Advisor

Bob Sinclair

Date of Award

4-2005

Document Type

Thesis

Degree Name

Master of Science (M.S.) in Psychology

Department

Psychology

Physical Description

1 online resource (190 pages)

Subjects

Organizational change, Sustainable development, Corporate culture.

DOI

10.15760/etd.2567

Abstract

Motivated by an assumption of and concern about the unsustainable trajectory of modern human civilization, the purpose of this study was to develop a measurement tool to assist organizations striving to align their operations with principles of sustainability. The relevant context is established with consideration of the dimensions of environment, society and economy, as well as their interconnections, with an eye towards sustainability. Some of the challenges and opportunities presented to organizations by the current unsustainable trajectory are reviewed. The social constructs of culture and climate (organizational and psychological) are discussed as important to understand organizational life. I propose the notion of a sustainability climate to represent factors within the organization that are theorized as important for successfully integrating the principles of sustainability into organizational decision-making and routine behaviors.

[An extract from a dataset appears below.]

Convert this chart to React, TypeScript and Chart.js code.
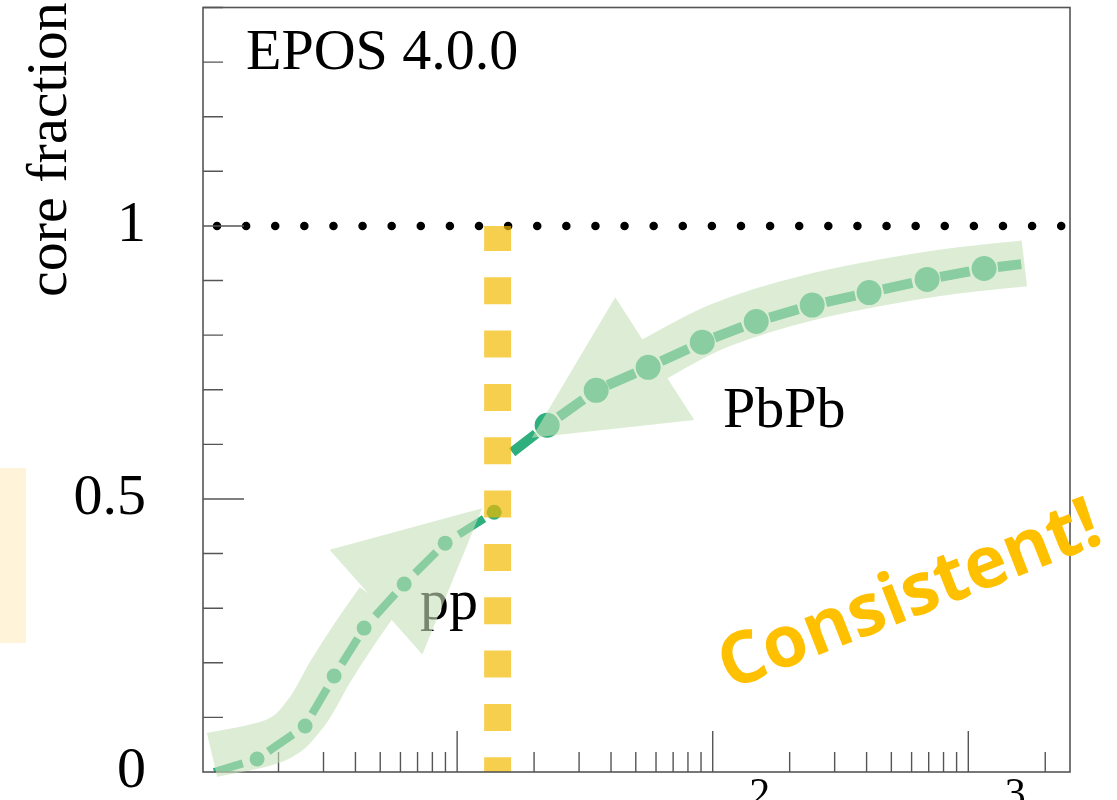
import { useEffect, useRef } from 'react';
import { Chart, registerables } from 'chart.js';

Chart.register(...registerables);

// Charged-particle multiplicity (log axis) and core fraction for pp and PbPb
const ppMultiplicity = [1.119, 1.649, 2.542, 3.301, 4.325, 6.204, 8.975, 13.96];
const ppCoreFraction = [0.0, 0.0238, 0.0842, 0.1757, 0.2635, 0.3441, 0.4191, 0.4758];
const ppMarkerRadius = [0, 7.5, 7.5, 7.5, 7.5, 7.5, 7.5, 7.5];

const pbMultiplicity = [16.42, 22.5, 35.0, 55.9, 91.0, 148, 245, 409, 690, 1153, 1611];
const pbCoreFraction = [0.5857, 0.635, 0.699, 0.741, 0.787, 0.825, 0.855, 0.878, 0.902, 0.922, 0.93];
const pbMarkerRadius = [0, 12.5, 12.5, 12.5, 12.5, 12.5, 12.5, 12.5, 12.5, 12.5, 0];

// Reference lines: full core (y = 1) and the pp / PbPb boundary
const unityX = [1.013, 2500];
const unityY = [1, 1];
const boundaryX = [14.4, 14.4];
const boundaryY = [1, 0];

// Axis ticks
const xRange = [1.013, 2500];
const yRange = [0, 1.4];
const yTickValues = [0.1, 0.2, 0.3, 0.4, 0.5, 0.6, 0.7, 0.8, 0.9, 1.0, 1.1, 1.2, 1.3, 1.4];
const yMajorTicks = [0.5, 1.0];
const yTickLabels: Record<string, string> = { '0': '0', '0.5': '0.5', '1': '1' };
const xMinorTicks = [2, 3, 4, 5, 6, 7, 8, 9, 20, 30, 40, 50, 60, 70, 80, 90, 200, 300, 400, 500, 600, 700, 800, 900, 2000];
const xMajorTicks = [10, 100, 1000];
const xExponentLabels = ['', '2', '3'];

// Guide arrows along each system (multiplicity, core fraction)
const ppArrowPath: [number, number][] = [
  [1.099, 0.0311], [1.957, 0.0586], [2.564, 0.108], [3.184, 0.183], [3.99, 0.2544], [4.91, 0.3148],
];
const ppArrowTip: [number, number] = [12.53, 0.4832];
const pbArrowPath: [number, number][] = [
  [1657, 0.9315], [710, 0.9114], [240.7, 0.8693], [107, 0.8181], [58.0, 0.754],
];
const pbArrowTip: [number, number] = [19.6, 0.612];

const toPoints = (xs: number[], ys: number[]) => xs.map((x, i) => ({ x, y: ys[i] }));

const SERIF = '"Liberation Serif", "Times New Roman", serif';
const DARK_GREEN = '#2EAF7D';

function drawArrow(
  g: CanvasRenderingContext2D,
  pts: [number, number][],
  tip: [number, number],
  halfHead: number,
  bandWidth: number,
) {
  g.beginPath();
  g.moveTo(pts[0][0], pts[0][1]);
  for (let i = 0; i < pts.length - 1; i++) {
    const p0 = pts[i - 1] || pts[i];
    const p1 = pts[i];
    const p2 = pts[i + 1];
    const p3 = pts[i + 2] || p2;
    g.bezierCurveTo(
      p1[0] + (p2[0] - p0[0]) / 6, p1[1] + (p2[1] - p0[1]) / 6,
      p2[0] - (p3[0] - p1[0]) / 6, p2[1] - (p3[1] - p1[1]) / 6,
      p2[0], p2[1],
    );
  }
  g.lineWidth = bandWidth;
  g.lineCap = 'butt';
  g.lineJoin = 'round';
  g.stroke();

  const base = pts[pts.length - 1];
  const dx = tip[0] - base[0];
  const dy = tip[1] - base[1];
  const len = Math.hypot(dx, dy);
  const ux = dx / len;
  const uy = dy / len;
  const bx = base[0] - ux * 3;
  const by = base[1] - uy * 3;
  g.beginPath();
  g.moveTo(bx - uy * halfHead, by + ux * halfHead);
  g.lineTo(tip[0], tip[1]);
  g.lineTo(bx + uy * halfHead, by - ux * halfHead);
  g.closePath();
  g.fill();
}

const decorations = {
  id: 'rootStyleDecorations',
  afterDraw(chart: any) {
    const { ctx, chartArea: a, scales } = chart;
    const xs = scales.x;
    const ys = scales.y;
    const px = (p: [number, number]): [number, number] => [xs.getPixelForValue(p[0]), ys.getPixelForValue(p[1])];

    ctx.save();
    // frame
    ctx.strokeStyle = '#555';
    ctx.lineWidth = 1.6;
    ctx.strokeRect(a.left, a.top, a.right - a.left, a.bottom - a.top);

    // inward tick marks
    ctx.lineWidth = 1.4;
    ctx.beginPath();
    for (const v of yTickValues) {
      const py = ys.getPixelForValue(v);
      const len = yMajorTicks.includes(v) ? 41 : 20;
      ctx.moveTo(a.left, py);
      ctx.lineTo(a.left + len, py);
    }
    for (const v of xMinorTicks) {
      const p = xs.getPixelForValue(v);
      ctx.moveTo(p, a.bottom);
      ctx.lineTo(p, a.bottom - 20);
    }
    for (const v of xMajorTicks) {
      const p = xs.getPixelForValue(v);
      ctx.moveTo(p, a.bottom);
      ctx.lineTo(p, a.bottom - 41);
    }
    ctx.stroke();

    // decade exponents of the x labels
    ctx.fillStyle = '#000';
    ctx.font = `42px ${SERIF}`;
    ctx.textAlign = 'center';
    ctx.textBaseline = 'alphabetic';
    xMajorTicks.forEach((v, i) => {
      if (xExponentLabels[i]) ctx.fillText(xExponentLabels[i], xs.getPixelForValue(v) + 47, a.bottom + 35);
    });

    // texts
    ctx.font = `58px ${SERIF}`;
    ctx.textAlign = 'left';
    ctx.fillText('EPOS 4.0.0', a.left + 43, a.top + 61);
    ctx.fillText('PbPb', 723, 427);
    ctx.fillText('pp', 420, 619);

    ctx.save();
    ctx.translate(66, 297);
    ctx.rotate(-Math.PI / 2);
    ctx.fillText('core fraction', 0, 0);
    ctx.restore();

    // translucent guide arrows
    const off = document.createElement('canvas');
    off.width = chart.canvas.width;
    off.height = chart.canvas.height;
    const g = off.getContext('2d') as CanvasRenderingContext2D;
    g.fillStyle = 'rgb(198,225,186)';
    g.strokeStyle = 'rgb(198,225,186)';
    drawArrow(g, ppArrowPath.map(px), px(ppArrowTip), 70, 45);
    drawArrow(g, pbArrowPath.map(px), px(pbArrowTip), 73, 46);
    ctx.globalAlpha = 0.6;
    ctx.drawImage(off, 0, 0);
    ctx.globalAlpha = 1;

    // stamp
    ctx.save();
    ctx.translate(910, 597);
    ctx.rotate((-21.5 * Math.PI) / 180);
    ctx.font = 'bold 72px "Open Sans", sans-serif';
    ctx.fillStyle = '#FFC000';
    ctx.textAlign = 'center';
    ctx.textBaseline = 'middle';
    ctx.fillText('Consistent!', 0, 0);
    ctx.restore();

    ctx.restore();
  },
};

export default function App() {
  const canvasRef = useRef<HTMLCanvasElement | null>(null);

  useEffect(() => {
    const canvas = canvasRef.current;
    if (!canvas) return;
    const chart = new Chart(canvas, {
      type: 'scatter',
      data: {
        datasets: [
          {
            data: toPoints(boundaryX, boundaryY),
            showLine: true,
            borderColor: 'rgba(242,186,0,0.69)',
            borderWidth: 27,
            borderDash: [27, 26.33],
            borderDashOffset: 2,
            borderCapStyle: 'butt',
            pointRadius: 0,
          },
          {
            data: toPoints(ppMultiplicity, ppCoreFraction),
            showLine: true,
            borderColor: DARK_GREEN,
            borderWidth: 8,
            borderDash: [30, 28.5],
            pointRadius: ppMarkerRadius,
            pointBackgroundColor: DARK_GREEN,
            pointBorderWidth: 0,
          },
          {
            data: toPoints(pbMultiplicity, pbCoreFraction),
            showLine: true,
            borderColor: DARK_GREEN,
            borderWidth: 10,
            borderDash: [30, 28.5],
            pointRadius: pbMarkerRadius,
            pointBackgroundColor: DARK_GREEN,
            pointBorderWidth: 0,
          },
          {
            data: toPoints(unityX, unityY),
            showLine: true,
            borderColor: '#000',
            borderWidth: 8.5,
            borderDash: [0.01, 29.1],
            borderDashOffset: 15.1,
            borderCapStyle: 'round',
            pointRadius: 0,
          },
        ],
      },
      options: {
        animation: false,
        responsive: false,
        devicePixelRatio: 1,
        events: [],
        layout: { padding: { top: 7, right: 47, bottom: 28, left: 0 } },
        plugins: { legend: { display: false }, tooltip: { enabled: false } },
        scales: {
          x: {
            type: 'logarithmic',
            min: xRange[0],
            max: xRange[1],
            display: false,
          },
          y: {
            type: 'linear',
            min: yRange[0],
            max: yRange[1],
            grid: { display: false, drawTicks: false },
            border: { display: false },
            ticks: {
              stepSize: 0.1,
              autoSkip: false,
              padding: 57,
              color: '#000',
              font: { family: SERIF, size: 58 },
              callback: (v: any) => yTickLabels[String(Math.round(Number(v) * 10) / 10)] ?? '',
            },
            afterFit: (scale: any) => {
              scale.width = 203;
              scale.paddingTop = 0;
              scale.paddingBottom = 0;
            },
          },
        },
      },
      plugins: [decorations],
    } as any);
    return () => chart.destroy();
  }, []);

  return (
    <div
      style={{
        position: 'fixed',
        left: 0,
        top: 0,
        width: 1117,
        height: 800,
        overflow: 'hidden',
        background: '#fff',
      }}
    >
      <div
        style={{ position: 'absolute', left: 0, top: 468, width: 26, height: 175, background: '#FFF3DA' }}
      />
      <canvas ref={canvasRef} width={1117} height={800} style={{ position: 'absolute', left: 0, top: 0 }} />
    </div>
  );
}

Items were developed to tap the theorized constructs and were administered to a population of university employees (N = 252). The study explored construct validity of these measures through exploratory factor analysis, assessment of internal consistency, convergent and divergent validity, and criterion validity. Results provide preliminary evidence for the reliability and validity of the sustainability climate factors (perceived top-management support, shared vision, employee involvement, rewards, sustainability norms), and factors of sustainability beliefs (personal understanding, supportive attitude, and positive engagement). These factors' power predicting the criteria, sustainability role expectations, sustainability role behaviors, and environmental stewardship demonstrates the potential to improve upon the instrument. Limitations of the present study are discussed and appropriate application of the Sustainability Climate Survey is explored.